Looking at the business segments. ISR had strong performance, showing solid growth on healthy customer demand. Our AM&M contract logistics support business performed well with recent competitive wins, a steadily increasing backlog and a growing market share. A difficult budget environment and lower JCA volume for AM&M were partially offset by CLS services work particularly for the army's C12 aerial surveillance aircraft. Our Electro-Optical infrared integrated sensors business experienced increased volume within the Electronic Systems segment. The troop withdrawal from Iraq and the drawdown in Afghanistan resulted in program declines that continue to impact our services business.
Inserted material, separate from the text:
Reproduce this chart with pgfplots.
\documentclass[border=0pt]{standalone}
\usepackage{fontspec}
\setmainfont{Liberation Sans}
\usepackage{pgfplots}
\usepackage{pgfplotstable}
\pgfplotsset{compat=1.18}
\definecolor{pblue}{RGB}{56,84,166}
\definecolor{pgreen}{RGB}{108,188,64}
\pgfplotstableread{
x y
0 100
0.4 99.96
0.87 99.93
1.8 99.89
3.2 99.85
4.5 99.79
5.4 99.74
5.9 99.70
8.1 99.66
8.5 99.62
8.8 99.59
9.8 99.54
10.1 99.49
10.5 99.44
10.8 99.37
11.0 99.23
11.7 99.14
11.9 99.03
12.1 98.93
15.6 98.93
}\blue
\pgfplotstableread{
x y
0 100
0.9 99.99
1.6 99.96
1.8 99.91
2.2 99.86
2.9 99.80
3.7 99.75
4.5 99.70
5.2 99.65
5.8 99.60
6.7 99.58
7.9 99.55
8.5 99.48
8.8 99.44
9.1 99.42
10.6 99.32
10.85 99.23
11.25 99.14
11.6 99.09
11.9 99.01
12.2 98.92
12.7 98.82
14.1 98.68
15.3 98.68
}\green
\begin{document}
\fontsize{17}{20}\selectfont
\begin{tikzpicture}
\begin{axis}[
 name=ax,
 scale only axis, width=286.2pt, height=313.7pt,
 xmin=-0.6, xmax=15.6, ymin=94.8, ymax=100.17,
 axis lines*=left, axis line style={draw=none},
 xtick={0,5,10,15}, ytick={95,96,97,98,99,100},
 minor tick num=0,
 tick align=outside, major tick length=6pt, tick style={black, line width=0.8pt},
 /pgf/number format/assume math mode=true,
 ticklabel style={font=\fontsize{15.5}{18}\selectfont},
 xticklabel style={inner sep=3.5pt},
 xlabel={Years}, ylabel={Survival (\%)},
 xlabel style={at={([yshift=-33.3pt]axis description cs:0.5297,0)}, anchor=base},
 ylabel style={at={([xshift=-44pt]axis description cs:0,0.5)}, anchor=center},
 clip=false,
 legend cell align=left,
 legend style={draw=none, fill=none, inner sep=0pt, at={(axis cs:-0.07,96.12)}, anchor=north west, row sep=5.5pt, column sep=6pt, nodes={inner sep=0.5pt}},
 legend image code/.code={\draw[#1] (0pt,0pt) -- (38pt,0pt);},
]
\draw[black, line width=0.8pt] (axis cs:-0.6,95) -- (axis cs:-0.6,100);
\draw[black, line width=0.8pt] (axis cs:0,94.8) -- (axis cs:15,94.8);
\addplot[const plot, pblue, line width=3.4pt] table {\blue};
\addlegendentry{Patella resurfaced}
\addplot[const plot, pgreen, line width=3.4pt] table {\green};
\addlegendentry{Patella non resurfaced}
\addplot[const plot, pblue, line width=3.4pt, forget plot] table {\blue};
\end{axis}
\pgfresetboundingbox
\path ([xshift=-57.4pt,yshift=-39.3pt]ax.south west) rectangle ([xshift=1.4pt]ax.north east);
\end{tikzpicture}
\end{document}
As I said at the onset of the call, L-3's been able to demonstrate consistently strong program performance defined in part by operating more efficiently and anticipating our customer needs with innovative products and services.
That performance was recognized by the customer when our army fleet support unit received the 2011 Materiel Readiness Award from the Army Aviation Association of America. This prestigious honor is awarded to a defense contractor that has made an outstanding contributions to the material readiness of army aviation. And given the upcoming recompete, that has us very happy going into 2012.
We continue to look closely at our operations to ensure that they align well with our production requirements and help us achieve maximum efficiencies. This involves making sure that our businesses are sized appropriately and are focused upon delivering for our customers. We continue to integrate and consolidate our businesses with that goal in mind.
We're also concentrating on adding new capabilities that expand our product lines and broaden our customer base. In 2011, our acquired businesses contributed about $160 million to our net sales. A good example of our strategy to add capability and broaden our base is the recently announced acquisition of Kollmorgen Electro-Optical, which develops and manufactures specialized equipment such as submarine photonic systems and periscopes, ship fire control systems, visual landing aids and ground EO and sensor queuing systems. KEO also expands our base in the EO/IR market and strengthens our position as a mission-critical sensor systems provider.
KEO is a market leader and positioned in very high priority areas in the DoD budget, including the Virginia class submarine. It also creates a variety of technical synergies and pull through opportunities for us that enhance our offerings and situational awareness for our customers. And KEO demonstrates how we successfully execute our acquisition strategy of thoughtfully and selectively considering opportunities that offer excellent value and provide a good fit with our current mix of businesses.